Friday, July 12, 2013

Whitewater park’s message


    With the city of Ketchum on the brink of appropriating $148,000 to design a Big Wood River whitewater park after a public hearing scheduled next Monday, the City Council should take a close look at what message the park design will convey to the public for years after it’s built.
    The city and its designers need to ensure that the park doesn’t scream “Suburban Thrill Ride.” The park shouldn’t make it appear that the river is important only as a vehicle to carry nimble boats through waves, something as easily accomplished by water pumped through plastic tubes and plastic rocks in the middle of a suburban mall. Such messages would be totally out of character with the community and its lush mountain surroundings.

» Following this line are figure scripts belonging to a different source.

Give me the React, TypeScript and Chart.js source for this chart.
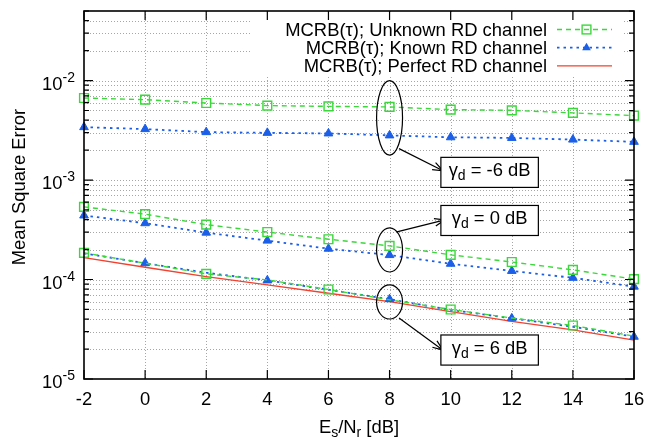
import React, { useEffect, useRef } from 'react';
import { Chart, registerables } from 'chart.js';

Chart.register(...registerables);

// ---------- data ----------
const snrDb = [-2, 0, 2, 4, 6, 8, 10, 12, 14, 16];

const unknownM6 = [6.68e-3, 6.42e-3, 5.95e-3, 5.6e-3, 5.5e-3, 5.43e-3, 5.1e-3, 5.02e-3, 4.73e-3, 4.44e-3];
const knownM6 = [3.4e-3, 3.25e-3, 3.03e-3, 2.98e-3, 2.94e-3, 2.81e-3, 2.69e-3, 2.65e-3, 2.55e-3, 2.42e-3];
const unknown0 = [5.37e-4, 4.54e-4, 3.56e-4, 3.0e-4, 2.54e-4, 2.18e-4, 1.77e-4, 1.5e-4, 1.25e-4, 1.01e-4];
const known0 = [4.4e-4, 3.68e-4, 2.96e-4, 2.46e-4, 2.04e-4, 1.76e-4, 1.44e-4, 1.22e-4, 1.04e-4, 8.48e-5];
const unknown6 = [1.85e-4, 1.46e-4, 1.14e-4, 9.9e-5, 7.94e-5, 6.25e-5, 5.0e-5, 4.1e-5, 3.45e-5, 2.7e-5];
const known6 = [1.83e-4, 1.46e-4, 1.17e-4, 9.8e-5, 7.9e-5, 6.34e-5, 4.95e-5, 4.07e-5, 3.35e-5, 2.66e-5];
const perfect = [1.66e-4, 1.33e-4, 1.07e-4, 8.83e-5, 7.28e-5, 6.0e-5, 4.75e-5, 3.8e-5, 3.12e-5, 2.46e-5];

const xTicks = [-2, 0, 2, 4, 6, 8, 10, 12, 14, 16];
const yDecades = [1e-5, 1e-4, 1e-3, 1e-2];
const yDecadeExp = ['-5', '-4', '-3', '-2'];
const legendLabels = [
  'MCRB(τ); Unknown RD channel',
  'MCRB(τ); Known RD channel',
  'MCRB(τ); Perfect RD channel',
];
const gammaLabels = ['-6', '0', '6'];

// annotation anchors in data coordinates
const ellipseX = 8;
const ellipseHalfW = 0.425;
const ellipseTop = [1.0e-2, 3.31e-4, 8.83e-5];
const ellipseBottom = [1.78e-3, 1.19e-4, 4.01e-5];
const boxX = [9.68, 12.87];
const boxTop = [1.69e-3, 5.55e-4, 2.77e-5];
const boxBottom = [8.43e-4, 2.77e-4, 1.38e-5];
const arrowStart = [[8.31, 2.07e-3], [8.24, 3.01e-4], [8.31, 4.1e-5]];
const arrowEnd = [[9.75, 1.24e-3], [9.81, 3.98e-4], [9.75, 1.95e-5]];

// ---------- styles ----------
const FONT = '"Liberation Sans", Arial, Helvetica, sans-serif';
const FS = 18.4;
const FSS = 14;
const GREEN = '#3ad83a';
const BLUE = '#1b5fe8';
const RED = '#f2412f';
const X_MIN = -2, X_MAX = 16, Y_MIN = 1e-5, Y_MAX = 0.05;

const pts = (arr: number[]) => snrDb.map((x, i) => ({ x, y: arr[i] }));

const unknownStyle: any = {
  borderColor: GREEN,
  backgroundColor: 'rgba(0,0,0,0)',
  borderWidth: 1.4,
  borderDash: [5, 4],
  pointStyle: 'rect',
  pointRadius: 6.2,
  pointBorderWidth: 1.4,
  pointBorderColor: GREEN,
  pointBackgroundColor: 'rgba(0,0,0,0)',
};
const knownStyle: any = {
  borderColor: BLUE,
  backgroundColor: BLUE,
  borderWidth: 1.8,
  borderDash: [2.5, 4],
  pointStyle: 'triangle',
  pointRadius: 5,
  pointBorderWidth: 1,
  pointBorderColor: BLUE,
  pointBackgroundColor: BLUE,
};

const decoPlugin = {
  id: 'deco',
  beforeDatasetsDraw(chart: any) {
    const { ctx, chartArea: a, scales } = chart;
    const x = scales.x, y = scales.y;
    ctx.save();
    ctx.strokeStyle = '#a6a6a6';
    ctx.lineWidth = 1;
    ctx.setLineDash([1, 2]);
    for (const v of xTicks) {
      if (v === X_MIN || v === X_MAX) continue;
      const px = Math.round(x.getPixelForValue(v)) + 0.5;
      ctx.beginPath();
      ctx.moveTo(px, a.top);
      ctx.lineTo(px, a.bottom);
      ctx.stroke();
    }
    for (let e = -5; e <= -2; e++) {
      for (let m = 1; m <= 9; m++) {
        const v = m * Math.pow(10, e);
        if (v <= Y_MIN * 1.0001 || v >= Y_MAX * 0.9999) continue;
        const py = Math.round(y.getPixelForValue(v)) + 0.5;
        ctx.beginPath();
        ctx.moveTo(a.left, py);
        ctx.lineTo(a.right, py);
        ctx.stroke();
      }
    }
    ctx.restore();
  },
  afterDatasetsDraw(chart: any) {
    const { ctx, chartArea: a, scales } = chart;
    const x = scales.x, y = scales.y;
    ctx.save();
    // ---- legend (opaque key) ----
    ctx.fillStyle = '#ffffff';
    ctx.fillRect(a.right - 384, a.top + 1, 372, 63);
    ctx.font = `${FS}px ${FONT}`;
    ctx.textAlign = 'right';
    ctx.textBaseline = 'alphabetic';
    const styles = [unknownStyle, knownStyle, null];
    legendLabels.forEach((lab, i) => {
      const base = a.top + 25 + 18.2 * i;
      ctx.fillStyle = '#000';
      ctx.font = `${FS}px ${FONT}`;
      ctx.fillText(lab, a.right - 87, base);
      const ly = base - 6.5;
      const x0 = a.right - 77, x1 = a.right - 22;
      ctx.beginPath();
      const st: any = styles[i];
      if (st) {
        ctx.strokeStyle = st.borderColor;
        ctx.lineWidth = st.borderWidth;
        ctx.setLineDash(st.borderDash);
      } else {
        ctx.strokeStyle = RED;
        ctx.lineWidth = 1.4;
        ctx.setLineDash([]);
      }
      ctx.moveTo(x0, ly);
      ctx.lineTo(x1, ly);
      ctx.stroke();
      ctx.setLineDash([]);
      const mx = (x0 + x1) / 2 + 2;
      if (i === 0) {
        const s = 6.2 * Math.SQRT1_2;
        ctx.strokeStyle = GREEN;
        ctx.lineWidth = 1.4;
        ctx.strokeRect(mx - s, ly - s, 2 * s, 2 * s);
      } else if (i === 1) {
        const r = 5;
        ctx.fillStyle = BLUE;
        ctx.beginPath();
        ctx.moveTo(mx, ly - r);
        ctx.lineTo(mx + r * Math.sin(Math.PI / 3), ly + r * 0.5);
        ctx.lineTo(mx - r * Math.sin(Math.PI / 3), ly + r * 0.5);
        ctx.closePath();
        ctx.fill();
      }
    });

    // ---- ellipses, arrows, boxes ----
    ctx.strokeStyle = '#000';
    ctx.lineWidth = 1.2;
    ctx.setLineDash([]);
    for (let i = 0; i < 3; i++) {
      const cx = x.getPixelForValue(ellipseX);
      const rx = x.getPixelForValue(ellipseX + ellipseHalfW) - cx;
      const t = y.getPixelForValue(ellipseTop[i]);
      const b = y.getPixelForValue(ellipseBottom[i]);
      ctx.beginPath();
      ctx.ellipse(cx, (t + b) / 2, rx, (b - t) / 2, 0, 0, Math.PI * 2);
      ctx.stroke();

      const sx = x.getPixelForValue(arrowStart[i][0]);
      const sy = y.getPixelForValue(arrowStart[i][1]);
      const ex = x.getPixelForValue(arrowEnd[i][0]);
      const ey = y.getPixelForValue(arrowEnd[i][1]);
      ctx.beginPath();
      ctx.moveTo(sx, sy);
      ctx.lineTo(ex, ey);
      const ang = Math.atan2(ey - sy, ex - sx);
      const hl = 11, ha = 0.36;
      ctx.moveTo(ex - hl * Math.cos(ang - ha), ey - hl * Math.sin(ang - ha));
      ctx.lineTo(ex, ey);
      ctx.lineTo(ex - hl * Math.cos(ang + ha), ey - hl * Math.sin(ang + ha));
      ctx.stroke();

      const bx0 = x.getPixelForValue(boxX[0]);
      const bx1 = x.getPixelForValue(boxX[1]);
      const by0 = y.getPixelForValue(boxTop[i]);
      const by1 = y.getPixelForValue(boxBottom[i]);
      ctx.fillStyle = '#fff';
      ctx.fillRect(bx0, by0, bx1 - bx0, by1 - by0);
      ctx.strokeRect(bx0, by0, bx1 - bx0, by1 - by0);

      // text: γ_d = X dB
      const main = `${FS}px ${FONT}`, sub = `${FSS}px ${FONT}`;
      const rest = ` = ${gammaLabels[i]} dB`;
      ctx.font = main;
      const wg = ctx.measureText('γ').width;
      const wr = ctx.measureText(rest).width;
      ctx.font = sub;
      const wd = ctx.measureText('d').width;
      const total = wg + wd + wr;
      let tx = (bx0 + bx1) / 2 - total / 2;
      const base = (by0 + by1) / 2 + 4;
      ctx.fillStyle = '#000';
      ctx.textAlign = 'left';
      ctx.font = main;
      ctx.fillText('γ', tx, base);
      tx += wg;
      ctx.font = sub;
      ctx.fillText('d', tx, base + 4);
      tx += wd;
      ctx.font = main;
      ctx.fillText(rest, tx, base);
    }
    ctx.restore();
  },
  afterDraw(chart: any) {
    const { ctx, chartArea: a, scales } = chart;
    const x = scales.x, y = scales.y;
    ctx.save();
    ctx.strokeStyle = '#000';
    ctx.lineWidth = 1.2;
    ctx.setLineDash([]);
    // ticks
    ctx.beginPath();
    for (const v of xTicks) {
      const px = x.getPixelForValue(v);
      ctx.moveTo(px, a.bottom);
      ctx.lineTo(px, a.bottom - 9);
      ctx.moveTo(px, a.top);
      ctx.lineTo(px, a.top + 9);
    }
    for (let e = -5; e <= -2; e++) {
      for (let m = 1; m <= 9; m++) {
        const v = m * Math.pow(10, e);
        if (v > Y_MAX * 1.0001) continue;
        const py = y.getPixelForValue(v);
        const len = m === 1 ? 9 : 5;
        ctx.moveTo(a.left, py);
        ctx.lineTo(a.left + len, py);
        ctx.moveTo(a.right, py);
        ctx.lineTo(a.right - len, py);
      }
    }
    ctx.stroke();
    // border
    ctx.lineWidth = 1.6;
    ctx.strokeRect(a.left, a.top, a.right - a.left, a.bottom - a.top);

    ctx.fillStyle = '#000';
    // y tick labels
    yDecades.forEach((v, i) => {
      const py = y.getPixelForValue(v);
      ctx.font = `${FSS}px ${FONT}`;
      const ws = ctx.measureText(yDecadeExp[i]).width;
      const right = a.left - 9;
      ctx.textAlign = 'left';
      ctx.textBaseline = 'alphabetic';
      ctx.fillText(yDecadeExp[i], right - ws, py + 1);
      ctx.font = `${FS}px ${FONT}`;
      ctx.textAlign = 'right';
      ctx.fillText('10', right - ws, py + 9);
    });
    // x tick labels
    ctx.font = `${FS}px ${FONT}`;
    ctx.textAlign = 'center';
    ctx.textBaseline = 'alphabetic';
    for (const v of xTicks) {
      ctx.fillText(String(v), x.getPixelForValue(v), a.bottom + 26);
    }
    // x title: E_s/N_r [dB]
    const parts: [string, boolean][] = [['E', false], ['s', true], ['/N', false], ['r', true], [' [dB]', false]];
    let total = 0;
    const widths = parts.map(([t, s]) => {
      ctx.font = s ? `${FSS}px ${FONT}` : `${FS}px ${FONT}`;
      const w = ctx.measureText(t).width;
      total += w;
      return w;
    });
    let tx = (a.left + a.right) / 2 - total / 2;
    const tb = a.bottom + 54;
    ctx.textAlign = 'left';
    parts.forEach(([t, s], i) => {
      ctx.font = s ? `${FSS}px ${FONT}` : `${FS}px ${FONT}`;
      ctx.fillText(t, tx, s ? tb + 3.5 : tb);
      tx += widths[i];
    });
    // y title
    ctx.translate(25, (a.top + a.bottom) / 2 - 8);
    ctx.rotate(-Math.PI / 2);
    ctx.font = `${FS}px ${FONT}`;
    ctx.textAlign = 'center';
    ctx.fillText('Mean Square Error', 0, 0);
    ctx.restore();
  },
};

export default function App() {
  const ref = useRef<HTMLCanvasElement>(null);
  useEffect(() => {
    document.body.style.margin = '0';
    const datasets: any[] = [
      { label: 'Unknown -6', data: pts(unknownM6), ...unknownStyle },
      { label: 'Unknown 0', data: pts(unknown0), ...unknownStyle },
      {
        label: 'Unknown 6',
        data: pts(unknown6),
        ...unknownStyle,
        pointRadius: (c: any) => (c.dataIndex % 2 === 0 ? 6.2 : 0),
      },
      { label: 'Known -6', data: pts(knownM6), ...knownStyle },
      { label: 'Known 0', data: pts(known0), ...knownStyle },
      {
        label: 'Known 6',
        data: pts(known6),
        ...knownStyle,
        pointRadius: (c: any) => (c.dataIndex % 2 === 1 ? 5 : 0),
      },
      {
        label: 'Perfect',
        data: pts(perfect),
        borderColor: RED,
        backgroundColor: RED,
        borderWidth: 1.4,
        pointRadius: 0,
      },
    ].map((d) => ({ ...d, clip: false, tension: 0, fill: false }));

    const chart = new Chart(ref.current as HTMLCanvasElement, {
      type: 'line',
      data: { datasets },
      options: {
        animation: false,
        responsive: true,
        maintainAspectRatio: false,
        events: [],
        layout: { padding: { left: 84, top: 11, right: 18, bottom: 58 } },
        plugins: { legend: { display: false }, tooltip: { enabled: false } },
        scales: {
          x: { type: 'linear', min: X_MIN, max: X_MAX, display: false },
          y: { type: 'logarithmic', min: Y_MIN, max: Y_MAX, display: false },
        },
      },
      plugins: [decoPlugin],
    } as any);
    return () => chart.destroy();
  }, []);
  return (
    <div style={{ width: 652, height: 437, position: 'relative' }}>
      <canvas ref={ref} />
    </div>
  );
}
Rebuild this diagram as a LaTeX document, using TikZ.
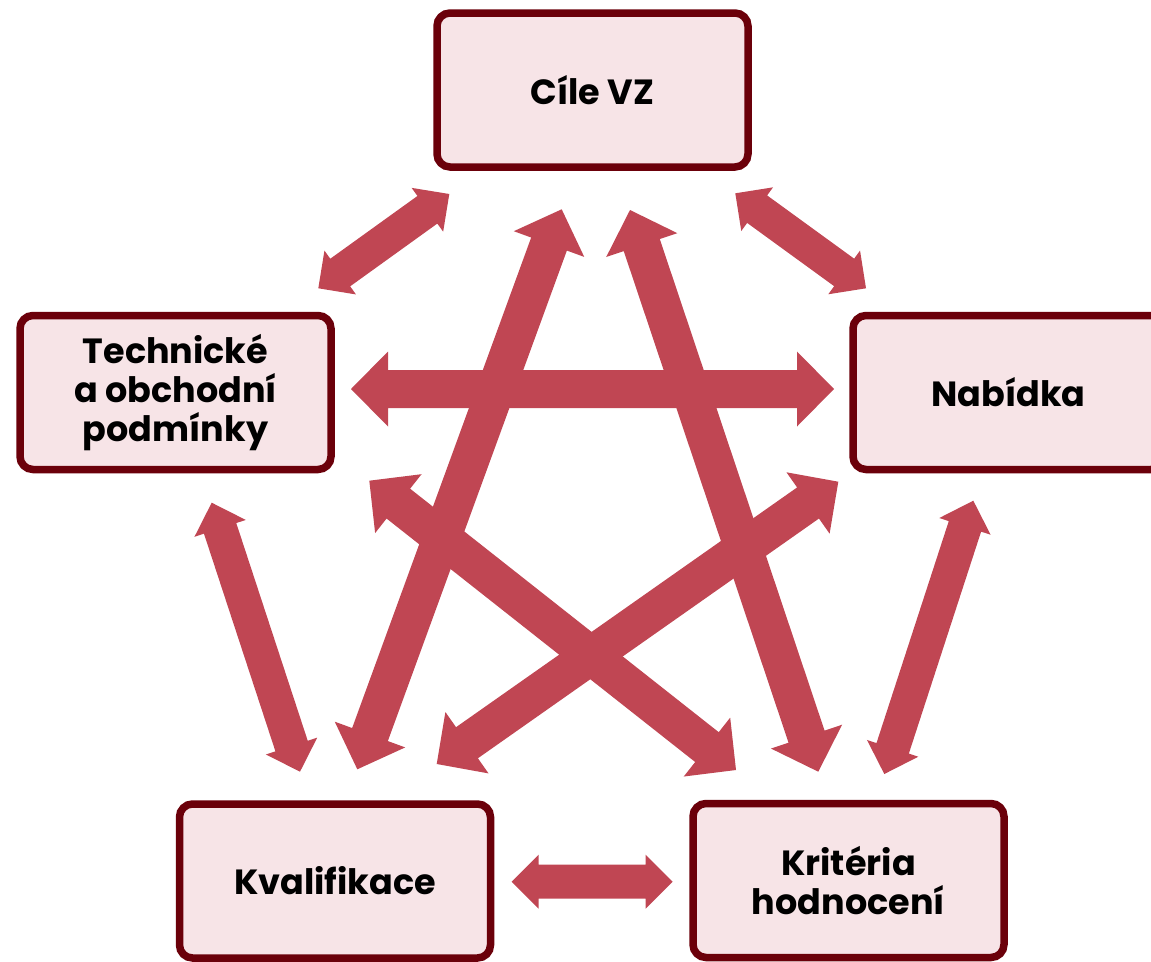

    The park should appear to be an outgrowth of the landscape and not even remotely related to a commercial operation.
    The park needs to transmit the message that the experience will be fun and will bring people who go there closer to nature. It needs to tell users and passersby that the waters of the Big Wood River are an essential and priceless part of the larger natural world that sustains us.
    The city must not allow parking lots, signage and other facilities to overwhelm the river and make it seem incidental.
    The plans to date are conceptual, available on the city’s website. The City Council must ensure that as details are filled in, corners won’t be cut in the name of scrimping on a project the city is anxious to build.
    The city should take a lesson from the nation’s national parks, which manage to provide access to outstanding outdoor features without letting manmade structures overwhelm the delicate landscapes that people want to experience.